[Task to complete]: Repeat the material verbatim. Images are excluded from the copy.

[Source excerpt]:
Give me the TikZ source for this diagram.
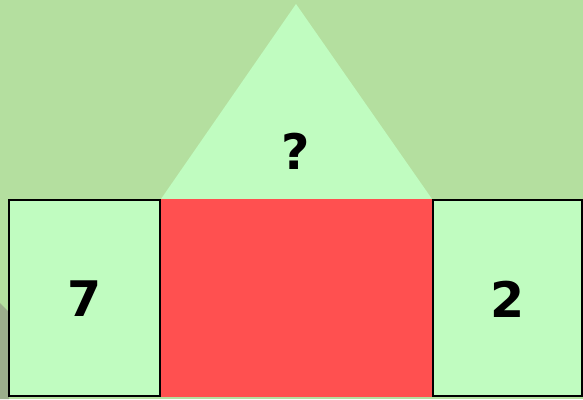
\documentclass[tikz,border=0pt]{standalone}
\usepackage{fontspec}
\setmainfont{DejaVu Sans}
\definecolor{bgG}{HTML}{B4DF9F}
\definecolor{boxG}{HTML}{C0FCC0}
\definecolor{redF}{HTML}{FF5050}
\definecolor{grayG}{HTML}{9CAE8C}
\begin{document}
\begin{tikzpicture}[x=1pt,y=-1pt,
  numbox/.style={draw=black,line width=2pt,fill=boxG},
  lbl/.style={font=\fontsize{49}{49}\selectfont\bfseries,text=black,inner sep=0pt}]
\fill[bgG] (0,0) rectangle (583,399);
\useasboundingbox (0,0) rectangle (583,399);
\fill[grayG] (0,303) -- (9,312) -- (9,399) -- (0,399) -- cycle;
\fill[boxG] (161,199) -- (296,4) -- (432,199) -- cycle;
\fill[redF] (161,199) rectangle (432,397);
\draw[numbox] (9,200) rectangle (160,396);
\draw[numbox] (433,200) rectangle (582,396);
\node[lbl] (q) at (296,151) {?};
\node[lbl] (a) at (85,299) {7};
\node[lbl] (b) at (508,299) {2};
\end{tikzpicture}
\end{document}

[Reply to the task]:
Give me the TikZ source for this diagram.
\documentclass[tikz,border=0pt]{standalone}
\usepackage{fontspec}
\setmainfont{DejaVu Sans}
\definecolor{bgG}{HTML}{B4DF9F}
\definecolor{boxG}{HTML}{C0FCC0}
\definecolor{redF}{HTML}{FF5050}
\definecolor{grayG}{HTML}{9CAE8C}
\begin{document}
\begin{tikzpicture}[x=1pt,y=-1pt,
  numbox/.style={draw=black,line width=2pt,fill=boxG},
  lbl/.style={font=\fontsize{49}{49}\selectfont\bfseries,text=black,inner sep=0pt}]
\fill[bgG] (0,0) rectangle (583,399);
\useasboundingbox (0,0) rectangle (583,399);
\fill[grayG] (0,303) -- (9,312) -- (9,399) -- (0,399) -- cycle;
\fill[boxG] (161,199) -- (296,4) -- (432,199) -- cycle;
\fill[redF] (161,199) rectangle (432,397);
\draw[numbox] (9,200) rectangle (160,396);
\draw[numbox] (433,200) rectangle (582,396);
\node[lbl] (q) at (296,151) {?};
\node[lbl] (a) at (85,299) {7};
\node[lbl] (b) at (508,299) {2};
\end{tikzpicture}
\end{document}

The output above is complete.